At Thursday’s Historical Resources Commission meeting, the news broke that the Treanor/Compton group is withdrawing yet another of its proposals for the 900 N.H. lot. The proposal had been denied by the HRC; an appeal was to be considered by the City Commission tonight. The 900 N.H. proposal is controversial because of its enormous size at the border between downtown and East Lawrence.

Treanor/Compton appear willing to adjust the proposal detail by detail, until it is approved. The tactic is to wear opponents down — the time invested in this debate has been enormous, including paid lawyers. The wealthy developers can exhaust the limited resources of the community to pay for continuing the debate, as well as the energy to appear at meeting after meeting to see the “next” proposal.
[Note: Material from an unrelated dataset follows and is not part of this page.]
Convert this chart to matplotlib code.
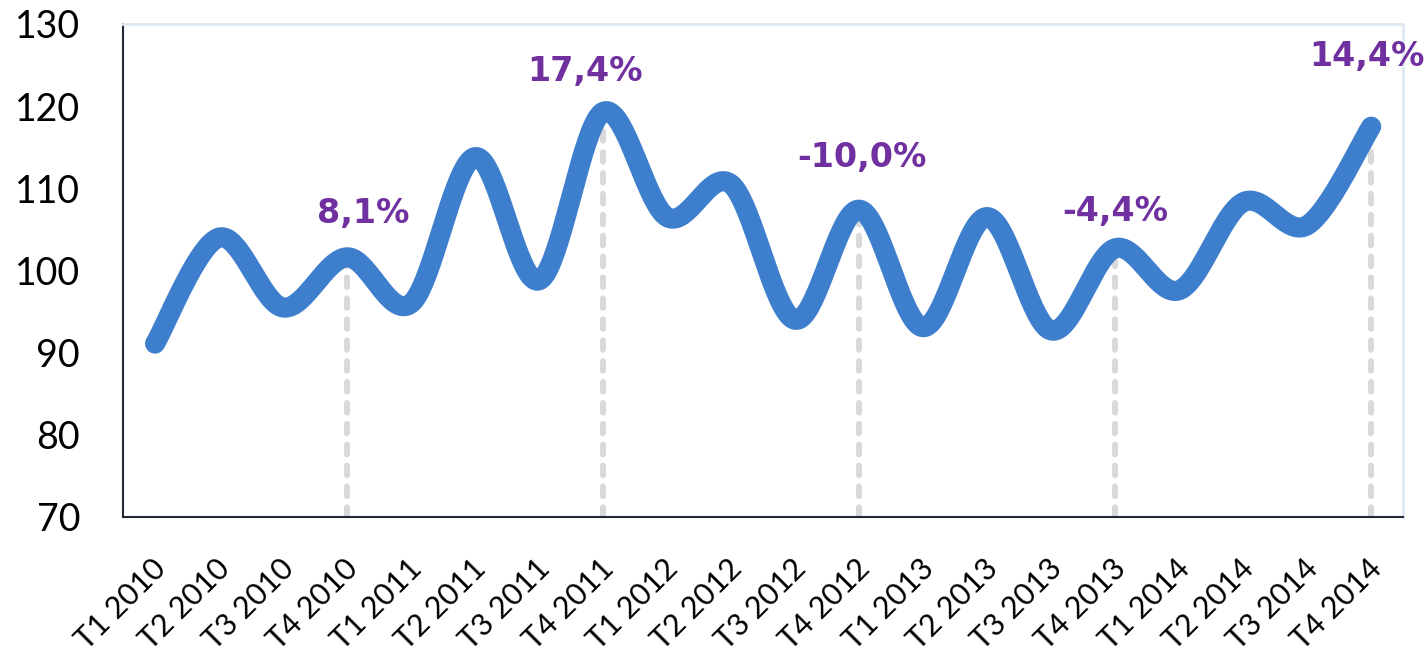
import numpy as np
import matplotlib.pyplot as plt
from matplotlib.transforms import ScaledTranslation

# quarterly index values
quarters = ['T1 2010', 'T2 2010', 'T3 2010', 'T4 2010',
            'T1 2011', 'T2 2011', 'T3 2011', 'T4 2011',
            'T1 2012', 'T2 2012', 'T3 2012', 'T4 2012',
            'T1 2013', 'T2 2013', 'T3 2013', 'T4 2013',
            'T1 2014', 'T2 2014', 'T3 2014', 'T4 2014']
values = [91.1, 104.0, 95.5, 101.6,
          96.0, 113.8, 98.8, 119.3,
          106.5, 110.5, 94.0, 107.4,
          93.1, 106.5, 92.7, 102.7,
          97.6, 108.3, 105.5, 117.5]

# year-on-year change labels on the T4 points
label_idx = [3, 7, 11, 15, 19]
label_txt = ['8,1%', '17,4%', '-10,0%', '-4,4%', '14,4%']
label_off = [(16, 44), (-18, 40), (3, 52), (0, 37), (-4, 70)]  # pixels


def smooth(x, y, n=40):
    """Catmull-Rom style smoothing like Excel's smoothed line."""
    x = np.asarray(x, float)
    y = np.asarray(y, float)
    px = np.concatenate([[x[0]], x, [x[-1]]])
    py = np.concatenate([[y[0]], y, [y[-1]]])
    xs, ys = [], []
    t = np.linspace(0, 1, n)
    for i in range(1, len(px) - 2):
        p0 = np.array([px[i], py[i]])
        p3 = np.array([px[i + 1], py[i + 1]])
        p1 = p0 + (p3 - np.array([px[i - 1], py[i - 1]])) / 6
        p2 = p3 - (np.array([px[i + 2], py[i + 2]]) - p0) / 6
        b = ((1 - t) ** 3)[:, None] * p0 + (3 * (1 - t) ** 2 * t)[:, None] * p1 \
            + (3 * (1 - t) * t ** 2)[:, None] * p2 + (t ** 3)[:, None] * p3
        xs.extend(b[:, 0])
        ys.extend(b[:, 1])
    return np.array(xs), np.array(ys)


plt.rcParams['font.family'] = ['Lato', 'DejaVu Sans']

fig = plt.figure(figsize=(14.26, 6.59), dpi=100)
ax = fig.add_axes([0.0863, 0.2155, 0.984 - 0.0863, 0.9636 - 0.2155])

x = np.arange(len(quarters))
sx, sy = smooth(x, values)

# drop lines
for i in label_idx:
    ax.plot([x[i], x[i]], [70, values[i]], color='#d9d9d9', lw=4.3,
            linestyle=(0, (1.6, 1.9)), dash_capstyle='round', zorder=1)

ax.plot(sx, sy, color='#3e7fcd', lw=14.5, solid_capstyle='round', zorder=2)

for i, txt, (dx, dy) in zip(label_idx, label_txt, label_off):
    ax.annotate(txt, (x[i], values[i]), xytext=(dx, dy), textcoords='offset pixels',
                ha='center', va='center', fontsize=24, fontweight='bold',
                color='#7030a0', family='DejaVu Sans', annotation_clip=False)

ax.set_xlim(-0.5, len(quarters) - 0.5)
ax.set_ylim(70, 130)
ax.set_yticks(range(70, 131, 10))
ax.tick_params(axis='y', length=0, pad=31, labelsize=27)
ax.tick_params(axis='x', length=0, pad=0, labelsize=22)
ax.set_xticks(x)
ax.set_xticklabels(quarters, rotation=45, ha='right', va='top', rotation_mode='anchor')
shift = ScaledTranslation(-4 / 100, -37 / 100, fig.dpi_scale_trans)
for lab in ax.get_xticklabels():
    lab.set_transform(lab.get_transform() + shift)

for s in ['left', 'bottom']:
    ax.spines[s].set_color('#1f2a38')
    ax.spines[s].set_linewidth(1.5)
for s in ['top', 'right']:
    ax.spines[s].set_color('#dfe8f3')
    ax.spines[s].set_linewidth(2)

fig.savefig('out.png', dpi=100)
This is a moment of truth for the city government. Treanor/Compton have wasted thousands of person-hours for city government in considering and reconsidering their proposals. I urge the commission to insist: (1) any proposal for development of this site should involve East Lawrence residents from the outset in its design; (2) building size should not exceed that of the Lawrence Arts Center; and (3) districtwide planning is critical. That is, City Commission should insist on a district study — covering the New Hampshire Street corridor from 11th Street to the river — before considering yet another slightly modified proposal. In other words, City Commission should avoid opportunity-driven, suboptimal, incremental planning and instead insist on intelligent, analyzed and strategic development for our city.